What is $V(n, 1)$? It is $S^{n-1}$. $\mathbb{C}V(n,1)$ is the ones so that $|z_1|^2 + \dots + |z_n|^2 = 1$, which becomes $S^{2n-1}$ because it is $\sum x_i^2 + \sum y_i^2 = 1$. Finally, $\mathbb{H}V(n,1) = S^{4n-1}$.

Flag manifolds

We will now talk about these. It is called a flag manifold because it can be drawn as a point, line, nd plane together form a sort of flag. A flag manifold is like: $\{\R^n \supseteq \R^{k_s} \supseteq \dots \supseteq \R^{k_2} \supseteq \R^{k_1}\} = F(n;k_1,k_2;...,k_s)$ You can transform any flag to any flag. What is the stabilizer of a particular flag? Well in $GL_n(R)$, the block of upper triangular matrices will preserve these spaces, so it would be $GL_n(\R)/\{\text{upper diagonal matrices\}} = O_n / O_{k_1} \times O_{k_2 - k_1} \times \dots \times O_{n - k_s}.$

We can also do this in the complex or quaternionic cases.

Complete flags: $F_n = \{\R^1 \subseteq \R^2 \subseteq \dots \subseteq \R^{n-1} \subseteq \R^n\} = F(n, 1,2,...,n-1)$ so the actual flag drawwing is $F_3$. We have that $\dim F_3 = 3$ $\dim F_2 = 1$ and so on continuing as triangular numbers.

Grassman manifolds

$G(n,k)$ or $\mathbb{C}G(n,k)$ or $\mathbb{H}G(n,k)$ is \{\text{k$-dim subspaces in an$n-dim space}\}. This is $O_n / O_k \times O_{n-k} \cong G(n,n-k)$ $GL_n(\R)$ has two connected components with positive and negative determinant.
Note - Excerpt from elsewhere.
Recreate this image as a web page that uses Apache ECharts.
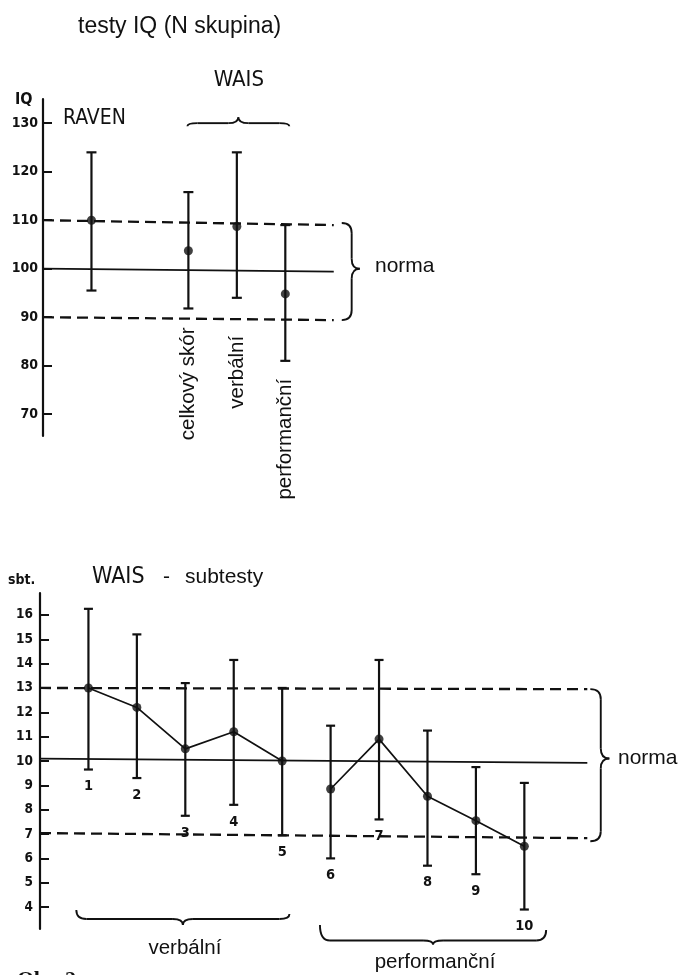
<!DOCTYPE html>
<html>
<head>
<meta charset="utf-8">
<script src="https://cdn.jsdelivr.net/npm/echarts@6/dist/echarts.min.js"></script>
<style>
  html, body { margin: 0; padding: 0; background: #fff; }
  #chart { width: 680px; height: 975px; }
</style>
</head>
<body>
<div id="chart"></div>
<script>
// ---- IQ tests (N group) ----
const iqGroups = ['RAVEN', 'celkový skór', 'verbální', 'performanční'];
const iqX = [1, 3, 4, 5];
const iqMean = [110, 103.7, 108.7, 94.8];
const iqUpper = [124, 115.8, 124, 109];
const iqLower = [95.5, 91.8, 94, 81];
const iqTicks = [70, 80, 90, 100, 110, 120, 130];
// norm band: upper bound, mean, lower bound (hand-drawn, slightly falling to the right)
const iqNormStart = [110, 100, 90];
const iqNormEnd = [109, 99.4, 89.4];

// ---- WAIS subtests ----
const subNames = ['1', '2', '3', '4', '5', '6', '7', '8', '9', '10'];
const subX = [1, 2, 3, 4, 5, 6, 7, 8, 9, 10];
const subMean = [13.0, 12.2, 10.5, 11.2, 10.0, 8.85, 10.9, 8.55, 7.55, 6.5];
const subUpper = [16.25, 15.2, 13.2, 14.15, 13.0, 11.45, 14.15, 11.25, 9.75, 9.1];
const subLower = [9.65, 9.3, 7.75, 8.2, 6.95, 6.0, 7.6, 5.7, 5.35, 3.9];
const subTicks = [4, 5, 6, 7, 8, 9, 10, 11, 12, 13, 14, 15, 16];
const subNormStart = [13, 10.1, 7.04];
const subNormEnd = [12.95, 9.92, 6.83];
// subtest groups: verbal 1-5, performance 6-10
const subGroupNames = ['verbální', 'performanční'];
const subGroupFirst = [0, 5];
const subGroupLast = [4, 9];

// ---- styling / layout ----
const INK = '#111';
const HAND = '"DejaVu Sans Condensed", "DejaVu Sans", sans-serif';
const SANS = '"Liberation Sans", Arial, sans-serif';
const SERIF = '"Liberation Serif", "DejaVu Serif", serif';
const normTypes = ['dashed', 'solid', 'dashed'];

function yAxisCfg(gridIndex, min, max, ticks, labelMargin, fontSize) {
  return {
    gridIndex, type: 'value', min, max,
    axisLine: { show: true, onZero: false, lineStyle: { color: INK, width: 2.2 } },
    axisTick: { show: true, inside: true, length: 9, customValues: ticks, lineStyle: { color: INK, width: 2 } },
    axisLabel: { customValues: ticks, margin: labelMargin, color: INK, fontFamily: HAND, fontWeight: 'bold', fontSize },
    splitLine: { show: false }
  };
}

function errorBars(gridIndex, xs, lows, highs, capHalf) {
  return {
    type: 'custom', xAxisIndex: gridIndex, yAxisIndex: gridIndex, clip: false, silent: true,
    data: xs.map((x, i) => [x, lows[i], highs[i]]),
    encode: { x: 0, y: [1, 2] },
    renderItem(params, api) {
      const lo = api.coord([api.value(0), api.value(1)]);
      const hi = api.coord([api.value(0), api.value(2)]);
      const st = { stroke: INK, lineWidth: 2.2 };
      return {
        type: 'group', children: [
          { type: 'line', shape: { x1: lo[0], y1: lo[1], x2: hi[0], y2: hi[1] }, style: st },
          { type: 'line', shape: { x1: hi[0] - capHalf, y1: hi[1], x2: hi[0] + capHalf, y2: hi[1] }, style: st },
          { type: 'line', shape: { x1: lo[0] - capHalf, y1: lo[1], x2: lo[0] + capHalf, y2: lo[1] }, style: st }
        ]
      };
    }
  };
}

function normLines(gridIndex, xEnd, starts, ends) {
  return starts.map((v, i) => ({
    type: 'line', xAxisIndex: gridIndex, yAxisIndex: gridIndex, symbol: 'none', silent: true,
    data: [[0, v], [xEnd, ends[i]]],
    lineStyle: { color: INK, width: normTypes[i] === 'solid' ? 1.7 : 2.3, type: normTypes[i] === 'solid' ? 'solid' : [11, 6] }
  }));
}

function means(gridIndex, xs, ys) {
  return {
    type: 'scatter', xAxisIndex: gridIndex, yAxisIndex: gridIndex, silent: true, z: 5,
    symbol: 'circle', symbolSize: 9, itemStyle: { color: INK },
    data: xs.map((x, i) => [x, ys[i]])
  };
}

const series = [
  ...normLines(0, 6, iqNormStart, iqNormEnd),
  errorBars(0, iqX, iqLower, iqUpper, 5),
  means(0, iqX, iqMean),

  ...normLines(1, 11.3, subNormStart, subNormEnd),
  errorBars(1, subX, subLower, subUpper, 4.5)
];
// profile lines, one per subtest group
subGroupFirst.forEach((f, g) => {
  const pts = [];
  for (let i = f; i <= subGroupLast[g]; i++) pts.push([subX[i], subMean[i]]);
  series.push({
    type: 'line', xAxisIndex: 1, yAxisIndex: 1, symbol: 'none', silent: true,
    data: pts, lineStyle: { color: INK, width: 1.7 }
  });
});
series.push(means(1, subX, subMean));

const option = {
  backgroundColor: '#fff',
  animation: false,
  grid: [
    { left: 43, top: 99, width: 315, height: 337 },
    { left: 40, top: 593, width: 557, height: 336 }
  ],
  xAxis: [
    { gridIndex: 0, type: 'value', min: 0, max: 6.5, show: false },
    { gridIndex: 1, type: 'value', min: 0, max: 11.5, show: false }
  ],
  yAxis: [
    yAxisCfg(0, 65.5, 135, iqTicks, 5, 14),
    yAxisCfg(1, 3.1, 16.9, subTicks, 7, 13.5)
  ],
  series
};

const chart = echarts.init(document.getElementById('chart'), null, { renderer: 'canvas' });
chart.setOption(option);

const px = (g, x, y) => chart.convertToPixel({ gridIndex: g }, [x, y]);

function text(str, x, y, opts) {
  return {
    type: 'text', x, y, rotation: opts.rotation || 0, silent: true,
    style: {
      text: str, fill: INK,
      fontSize: opts.size, fontFamily: opts.family, fontWeight: opts.weight || 'normal',
      align: opts.align || 'left', verticalAlign: opts.valign || 'middle'
    }
  };
}

const braceStyle = { fill: null, stroke: INK, lineWidth: 1.9 };
function seg(x1, y1, x2, y2) {
  return { type: 'line', silent: true, shape: { x1, y1, x2, y2 }, style: braceStyle };
}
function curve(x1, y1, cx, cy, x2, y2) {
  return { type: 'bezierCurve', silent: true, shape: { x1, y1, cpx1: cx, cpy1: cy, x2, y2 }, style: braceStyle };
}
// right-facing curly brace "}" from yT to yB, tips at x0
function vBrace(x0, yT, yM, yB, depth) {
  const xm = x0 + depth * 0.55, xs = x0 + depth, q = 10;
  return {
    type: 'group', silent: true, children: [
      curve(x0, yT, xm, yT, xm, yT + q),
      seg(xm, yT + q, xm, yM - q),
      curve(xm, yM - q, xm, yM, xs, yM),
      curve(xs, yM, xm, yM, xm, yM + q),
      seg(xm, yM + q, xm, yB - q),
      curve(xm, yB - q, xm, yB, x0, yB)
    ]
  };
}
// horizontal brace; dir = -1 spike up, +1 spike down
function hBrace(x1, y1, x2, y2, flat, spike, dir) {
  const xc = (x1 + x2) / 2, yb = (y1 + y2) / 2;
  const yf = yb + dir * flat, ys = yb + dir * spike, q = 10;
  return {
    type: 'group', silent: true, children: [
      curve(x1, y1, x1, yf, x1 + q, yf),
      seg(x1 + q, yf, xc - q, yf),
      curve(xc - q, yf, xc, yf, xc, ys),
      curve(xc, ys, xc, yf, xc + q, yf),
      seg(xc + q, yf, x2 - q, yf),
      curve(x2 - q, yf, x2, yf, x2, y2)
    ]
  };
}

const g = [];
// --- upper chart annotations ---
g.push(text('testy IQ (N skupina)', 78, 27, { size: 23, family: SANS }));
g.push(text('IQ', 15, 100, { size: 16, family: HAND, weight: 'bold' }));
const ravenPos = px(0, iqX[0], 130);
g.push(text(iqGroups[0], 63, ravenPos[1] - 5, { size: 21, family: HAND }));
const wL = px(0, iqX[1], 129.4), wR = px(0, iqX[3], 129.4);
g.push(hBrace(wL[0] - 1, wL[1], wR[0] + 4, wR[1], 3, 9, -1));
g.push(text('WAIS', (wL[0] + wR[0]) / 2 + 2, 80, { size: 22, family: HAND, align: 'center' }));
// rotated WAIS score names below the whiskers
const rotGap = [0, 19, 38, 18];
for (let i = 1; i < iqGroups.length; i++) {
  const p = px(0, iqX[i], iqLower[i]);
  g.push(text(iqGroups[i], p[0], p[1] + rotGap[i], { size: 20.5, family: SANS, align: 'right', rotation: Math.PI / 2 }));
}
const nT = px(0, 6, iqNormEnd[0]), nM = px(0, 0, iqNormStart[1]), nB = px(0, 6, iqNormEnd[2]);
g.push(vBrace(nT[0] + 8, nT[1] - 2, nM[1], nB[1], 18));
g.push(text('norma', 375, nM[1] - 3, { size: 21, family: SANS }));

// --- lower chart annotations ---
g.push(text('sbt.', 8, 580, { size: 14, family: HAND, weight: 'bold' }));
g.push(text('WAIS', 92, 577, { size: 23, family: HAND }));
g.push(text('-', 163, 577, { size: 21, family: SANS }));
g.push(text('subtesty', 185, 577, { size: 21, family: SANS }));
// subtest numbers under the lower whisker ends
subX.forEach((x, i) => {
  const p = px(1, x, subLower[i]);
  g.push(text(subNames[i], p[0], p[1] + 17, { size: 14.5, family: HAND, weight: 'bold', align: 'center' }));
});
const sT = px(1, 11.3, subNormEnd[0]), sM = px(1, 0, subNormStart[1]), sB = px(1, 11.3, subNormEnd[2]);
g.push(vBrace(sT[0] + 3, sT[1], sM[1], sB[1] + 3, 19));
g.push(text('norma', 618, sM[1], { size: 21, family: SANS }));
// group braces under the subtests
const braceY = [910, 925], braceFlat = [7, 13], braceSpike = [13, 17], braceDrop = [4, 5];
const braceLeftPad = [0.25, 0.22], braceRightPad = [0.15, 0.45];
const braceTextY = [948, 962];
subGroupFirst.forEach((f, k) => {
  const a = px(1, subX[f] - braceLeftPad[k], 0), b = px(1, subX[subGroupLast[k]] + braceRightPad[k], 0);
  g.push(hBrace(a[0], braceY[k], b[0], braceY[k] + braceDrop[k], braceFlat[k], braceSpike[k], 1));
  g.push(text(subGroupNames[k], (a[0] + b[0]) / 2 + 2, braceTextY[k], { size: 20.5, family: SANS, align: 'center' }));
});
g.push(text('Obr. 2', 17, 969, { size: 22, family: SERIF, weight: 'bold', valign: 'top' }));

chart.setOption({ graphic: g });
</script>
</body>
</html>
The determinant determines the orientation. Choice of sign for each side of the determinants is the choice of orientaiton (I think). Maybe clarify this in OH.

$G(n,1)$ is also known by definition as projective space: $\R P^{n-1}$. It is called the real projective space of dimension $n-1$. $G(n,1) = \R P^{n-1} = S^{n-1}/\pm 1$ $\mathbb{C} P^{n-1} = S^{2n-1}/U_1$ $\mathbb{H} P^{n-1} = S^{4n-1}/Sp_1$

So we have $\R P^1 = S^1$ $\mathbb{C} P^1 = S^2 = \mathbb{C} \cup \infty$ In the quaternionic case it is also $\mathbb{H} \cup \infty$.

Now we say $G_+(n,k)$ is the $k$-dimensional oriented subspaces in an $n$-dimensional ambient space.